Une intrigue spécifique double celle de la série, pour donner du sel à cette recherche de paternité. Un thème dans l’air de notre temps qui fait se rejoindre Nelson et McGill.
Le Mi-Ka-Do sera quasiment l’unité de lieu. Ce cabaret accueille Jimmy et une ribambelle d’animateurs, musicien(ne)s, chanteuses et autres éleveurs de chiens, qui essaient de faire vivre, en survivant, la scène. Sous l’influence de Jimmy, les spectacles changeront. Les airs de Irving Berlin, « Alexander’s ragtime Band » notamment, sorte de bande son de ce livre, remplaceront ceux de l’avant guerre. Le jazz vient féconder la chanson française.
Cette petite troupe connaîtra des morts en grand nombre. Elle se trouve décimée. Pourquoi ? Quel rapport avec la disparition du financeur des spectacles du cabaret, fou de cinéma – l’autre anti-art en train de prendre de l’importance ? Pourquoi Jimmy est-il menacé ?

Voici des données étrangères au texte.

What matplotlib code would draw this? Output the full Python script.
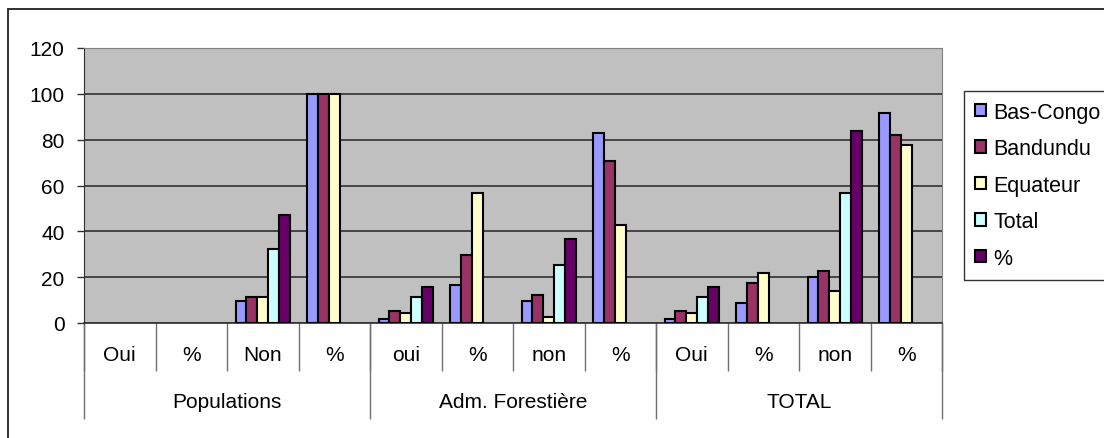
import numpy as np
import matplotlib.pyplot as plt
from matplotlib.patches import Rectangle

plt.rcParams['font.family'] = ['Liberation Sans', 'DejaVu Sans']

categories = ['Oui', '%', 'Non', '%', 'oui', '%', 'non', '%', 'Oui', '%', 'non', '%']
groups = ['Populations', 'Adm. Forestière', 'TOTAL']
series = ['Bas-Congo', 'Bandundu', 'Equateur', 'Total', '%']

nan = np.nan
bas_congo = [0, 0, 9.6, 100, 1.7, 16.6, 9.6, 82.9, 1.7, 8.7, 20.2, 91.7]
bandundu = [0, 0, 11.5, 100, 5.2, 29.7, 12.2, 70.7, 5.2, 17.6, 22.8, 82.1]
equateur = [0, 0, 11.5, 100, 4.4, 56.7, 2.8, 42.8, 4.4, 21.8, 14.0, 77.7]
total = [0, nan, 32.4, nan, 11.5, nan, 25.3, nan, 11.5, nan, 56.7, nan]
pct = [0, nan, 47.3, nan, 15.9, nan, 36.7, nan, 15.9, nan, 83.9, nan]

colors = ['#9999FF', '#993366', '#FFFFCC', '#CCFFFF', '#660066']
values = [bas_congo, bandundu, equateur, total, pct]

fig = plt.figure(figsize=(11.04, 4.39), dpi=100)
ax = fig.add_axes([84 / 1104, 115 / 439, 858 / 1104, 275 / 439])
ax.set_facecolor('#C0C0C0')

x = np.arange(len(categories))
width = 0.152
for i, (name, vals, col) in enumerate(zip(series, values, colors)):
    v = np.array(vals, dtype=float)
    v[v == 0] = nan  # zero bars are not drawn
    ax.bar(x + (i - 2) * width, v, width, color=col, edgecolor='black',
           linewidth=1.5, label=name, zorder=3)

ax.set_xlim(-0.5, len(categories) - 0.5)
ax.set_ylim(0, 120)
ax.set_yticks(np.arange(0, 121, 20))
ax.yaxis.grid(True, color='#303030', linewidth=1.2, zorder=1)
ax.tick_params(axis='y', length=5, width=1, color='#303030', pad=9, labelsize=15)

for side in ['top', 'right']:
    ax.spines[side].set_color('#808080')
ax.spines['left'].set_color('#303030')
ax.spines['bottom'].set_color('#303030')
ax.spines['bottom'].set_linewidth(1.2)

# category level: boundary ticks + centered labels
ax.set_xticks(np.arange(-0.5, len(categories), 1.0))
ax.set_xticklabels([])
ax.tick_params(axis='x', which='major', length=34.5, width=1, color='#707070')
ax.set_xticks(x, minor=True)
ax.set_xticklabels(categories, minor=True)
ax.tick_params(axis='x', which='minor', length=0, pad=16, labelsize=15)

# group level
sec = ax.secondary_xaxis(location=0)
sec.set_xticks([-0.5, 3.5, 7.5, 11.5])
sec.set_xticklabels([])
sec.tick_params(axis='x', which='major', length=69, width=1, color='#707070')
sec.set_xticks([1.5, 5.5, 9.5], minor=True)
sec.set_xticklabels(groups, minor=True)
sec.tick_params(axis='x', which='minor', length=0, pad=50, labelsize=15)
sec.spines['bottom'].set_visible(False)

leg = fig.legend(loc='upper left', bbox_to_anchor=(964 / 1104, 1 - 92 / 439),
                 frameon=True, fancybox=False, edgecolor='black', fontsize=15.5,
                 handlelength=0.5, handleheight=0.5, handletextpad=0.35,
                 labelspacing=0.72, borderpad=0.5, borderaxespad=0)
leg.get_frame().set_linewidth(1)

fig.patches.append(Rectangle((8 / 1104, -0.1), 1.2, 1 - 10 / 439 + 0.1,
                             transform=fig.transFigure, fill=False,
                             edgecolor='#202020', linewidth=1.3))

fig.savefig('out.png', dpi=100)
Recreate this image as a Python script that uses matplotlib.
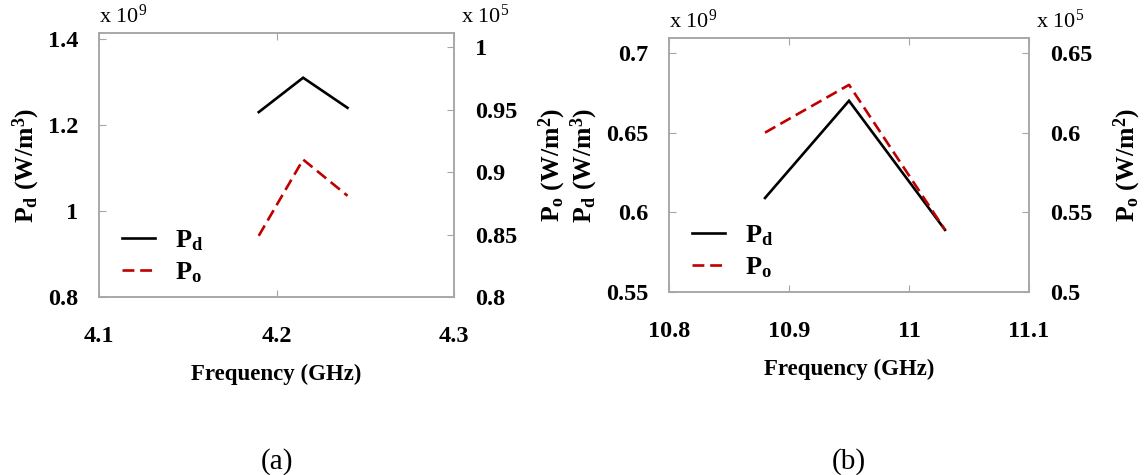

D’un seul coup vous êtes transporté dans ce Paris des années 20 et Jimmy Nelson vous devient proche. On a envie de le retrouver… Un seul reproche : la bande son n’est pas complète.
Nicolas Béniès.
« Lumière du monde », James Lee Burke, traduit par Christophe Mercier, Rivages/Thriller ; « En bout de course », Walter Mosley, traduit par Oristelle Bonis, Babel/Actes Sud ; « Le pas du renard », Claude Izner, 10/18.